I was just speaking with Old John. I asked him to tell me about markets long ago in this land. He said before colonisation, there were no fixed marketplaces where you could go and buy stuff daily.
There was a ‘watering hole’ where people and peoples from North and South met on scheduled days to barter salt for fish, cotton for iron,
kontomire for cane rat, kola for white clay. When the goods were finished, they’d barter news. A man took a fifth wife; a woman had her
Badu Dwan (a celebration of her tenth child); a boy and girl were banished from their town for festive fornication.
When the news is digested, messages would then change hands (or ears). A man sends his love to a maiden – he sends it with a guinea hen. A woman sends a half-piece of calico cloth to her daughter who lives with her sister at a far-off place.

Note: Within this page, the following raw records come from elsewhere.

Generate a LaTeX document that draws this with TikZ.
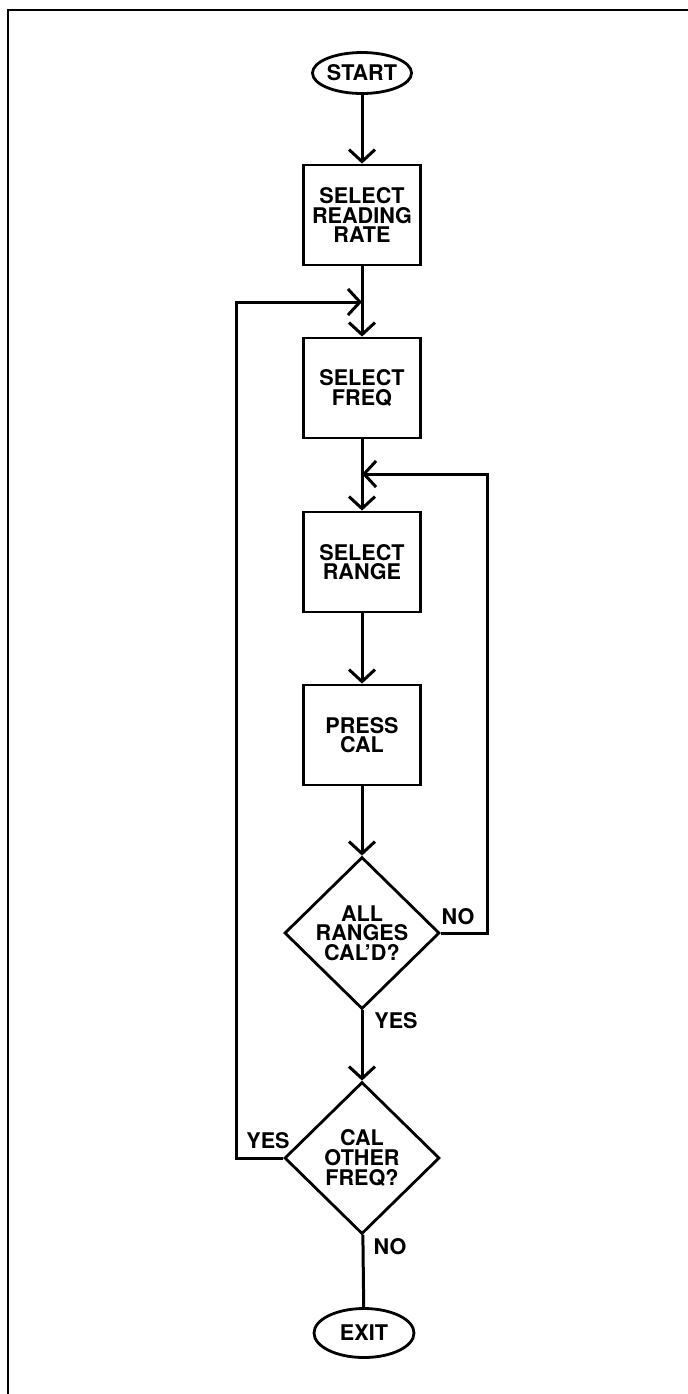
\documentclass[tikz,border=0pt]{standalone}
\usepackage{fontspec}
\setmainfont{TeX Gyre Heros}
\usepackage{tikz}
\usetikzlibrary{arrows.meta,shapes.geometric}

\begin{document}
\begin{tikzpicture}[x=0.5pt,y=-0.5pt,
		line width=1.5pt,
		txt/.style={font=\bfseries\fontsize{10.8}{9.8}\selectfont,align=center},
		term/.style={txt,draw,ellipse,inner sep=0pt,line width=1.4pt},
		stepbox/.style={txt,draw,rectangle,minimum width=58.5pt,minimum height=50pt,inner sep=0pt,line width=1.4pt},
		test/.style={txt,draw,diamond,minimum width=77.5pt,minimum height=76pt,inner sep=0pt,line width=1.4pt},
		flow/.style={-{Straight Barb[length=6pt,width=13pt]}}]
			\useasboundingbox (0,0) rectangle (688,1394);
			
			% Frame
			\draw[line width=1.1pt] (8,1394) -- (8,10) -- (688,10);
			
			% Steps
			\node[term,minimum width=49pt,minimum height=20.5pt] (start) at (362,73) {START};
			\node[stepbox] (rate) at (362,215) {SELECT\\READING\\RATE};
			\node[stepbox] (freq) at (362,388) {SELECT\\FREQ};
			\node[stepbox] (range) at (362,562) {SELECT\\RANGE};
			\node[stepbox] (cal) at (362,735) {PRESS\\CAL};
			\node[test] (allcal) at (362,933) {ALL\\RANGES\\CAL'D?};
			\node[test] (other) at (362,1158) {CAL\\OTHER\\FREQ?};
			\node[term,minimum width=50pt,minimum height=24.5pt] (exit) at (364,1333) {EXIT};
			
			% Join points of the loops
			\coordinate (J1) at (362,302);
			\coordinate (J2) at (362,474);
			
			% Main line
			\draw[flow] (start) -- (rate);
			\draw[flow] (rate) -- (freq);
			\draw[flow] (freq) -- (range);
			\draw[flow] (range) -- (cal);
			\draw[flow] (cal) -- (allcal);
			\draw[flow] (allcal) -- (other);
			\draw (other) -- (exit);
			
			% Loops back
			\draw[flow] (allcal.east) -- (487,933) -- (487,474) -- (J2);
			\draw[flow] (other.west) -- (236,1158) -- (236,302) -- (J1);
			
			% Labels
			\node[txt] at (458,917) {NO};
			\node[txt] at (396,1021) {YES};
			\node[txt] at (268,1141) {YES};
			\node[txt] at (390,1247) {NO};
		\end{tikzpicture}
\end{document}
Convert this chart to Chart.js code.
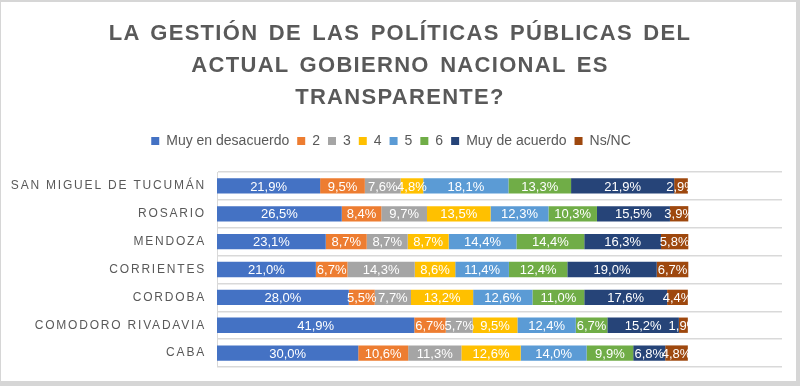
<!DOCTYPE html>
<html>
<head>
<meta charset="utf-8">
<script src="https://cdn.jsdelivr.net/npm/chart.js@4/dist/chart.umd.min.js"></script>
<style>
  html,body{margin:0;padding:0;background:#fff;}
  #wrap{position:relative;width:800px;height:386px;overflow:hidden;}
  #grafico{position:absolute;left:0;top:0;}
  #titulo{position:absolute;left:0;top:17px;width:800px;text-align:center;
    font:bold 22px "Liberation Sans",Arial,sans-serif;color:#595959;
    letter-spacing:1.3px;word-spacing:3px;line-height:32px;}
  #marco{position:absolute;left:0;top:0;width:800px;height:386px;box-sizing:border-box;
    border-style:solid;border-color:#d6d6d6;border-width:2px 4px 5px 1px;pointer-events:none;}
</style>
</head>
<body>
<div id="wrap">
  <canvas id="grafico" width="800" height="386"></canvas>
  <div id="titulo">LA GESTIÓN DE LAS POLÍTICAS PÚBLICAS DEL<br>ACTUAL GOBIERNO NACIONAL ES<br>TRANSPARENTE?</div>
  <div id="marco"></div>
</div>
<script>
// DATOS
const ciudades = ["SAN MIGUEL DE TUCUMÁN","ROSARIO","MENDOZA","CORRIENTES","CORDOBA","COMODORO RIVADAVIA","CABA"];
const respuestas = ["Muy en desacuerdo","2","3","4","5","6","Muy de acuerdo","Ns/NC"];
const colores = ["#4472C4","#ED7D31","#A5A5A5","#FFC000","#5B9BD5","#70AD47","#264478","#9E480E"];

// un array por respuesta, en el orden de ciudades
const muyDesacuerdo = [21.9, 26.5, 23.1, 21.0, 28.0, 41.9, 30.0];
const r2            = [ 9.5,  8.4,  8.7,  6.7,  5.5,  6.7, 10.6];
const r3            = [ 7.6,  9.7,  8.7, 14.3,  7.7,  5.7, 11.3];
const r4            = [ 4.8, 13.5,  8.7,  8.6, 13.2,  9.5, 12.6];
const r5            = [18.1, 12.3, 14.4, 11.4, 12.6, 12.4, 14.0];
const r6            = [13.3, 10.3, 14.4, 12.4, 11.0,  6.7,  9.9];
const muyAcuerdo    = [21.9, 15.5, 16.3, 19.0, 17.6, 15.2,  6.8];
const nsnc          = [ 2.9,  3.9,  5.8,  6.7,  4.4,  1.9,  4.8];
const series = [muyDesacuerdo, r2, r3, r4, r5, r6, muyAcuerdo, nsnc];

const fuente = '"Liberation Sans", Arial, sans-serif';
const gris = "#595959";

// Eje de categorias con espaciado entre letras
class EjeEspaciado extends Chart.CategoryScale {
    drawLabels(area){
        this.ctx.save();
        this.ctx.letterSpacing = "1.8px";
        super.drawLabels(area);
        this.ctx.restore();
    }
}
EjeEspaciado.id = "ejeEspaciado";
Chart.register(EjeEspaciado);

// Etiquetas blancas dentro de cada tramo
const etiquetas = {
    id: "etiquetas",
    afterDatasetsDraw(chart){
        const ctx = chart.ctx;
        ctx.save();
        ctx.font = "13px " + fuente;
        ctx.fillStyle = "#fff";
        ctx.textAlign = "center";
        ctx.textBaseline = "middle";
        chart.data.datasets.forEach((ds, i) => {
            chart.getDatasetMeta(i).data.forEach((bar, j) => {
                const p = bar.getProps(["x","y","base"], true);
                const txt = ds.data[j].toFixed(1).replace(".", ",") + "%";
                ctx.fillText(txt, (p.x + p.base) / 2, p.y + 1);
            });
        });
        ctx.restore();
    }
};

// Espacio extra debajo de la leyenda
const margenLeyenda = {
    id: "margenLeyenda",
    beforeInit(chart){
        const fitOrig = chart.legend.fit;
        chart.legend.fit = function(){
            fitOrig.bind(chart.legend)();
            this.height += 14;
        };
    }
};

new Chart(document.getElementById("grafico"), {
    type: "bar",
    data: {
        labels: ciudades,
        datasets: respuestas.map((r, i) => ({
            label: r,
            data: series[i],
            backgroundColor: colores[i],
            barPercentage: 0.55,
            categoryPercentage: 1
        }))
    },
    options: {
        indexAxis: "y",
        responsive: false,
        animation: false,
        layout: { padding: { top: 126, right: 18, bottom: 19, left: 0 } },
        plugins: {
            title: { display: false },
            tooltip: { enabled: false },
            legend: {
                position: "top",
                labels: {
                    boxWidth: 8, boxHeight: 8, padding: 8,
                    color: gris,
                    font: { family: fuente, size: 14 }
                }
            }
        },
        scales: {
            x: { stacked: true, min: 0, max: 120, display: false },
            y: {
                type: "ejeEspaciado",
                stacked: true,
                afterFit: s => { s.width = 217; },
                grid: { offset: true, drawTicks: false, color: "#d9d9d9", lineWidth: 1.5 },
                border: { display: true, color: "#d9d9d9" },
                ticks: { color: gris, padding: 11, font: { family: fuente, size: 12 } }
            }
        }
    },
    plugins: [etiquetas, margenLeyenda]
});
</script>
</body>
</html>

Then, I told Old John about the Accra Mall; about the overdressed Barbie dolls and Peacocks that flock its corridors and spaces from morning till midnight. Old Man John said he was little surprised. Pre-colonial market day was also a time to show off wealth, magic, beauty, wives, horses, cattle, sons and daughters.
Old John thought the fixed market was introduced by European merchants to enable them offload their little-needed goods of European cloth, alcohol, guns and gunpowder, tobacco, mirrors and hats(!) to Africans!
So a mall may be American, but Accraians remain African!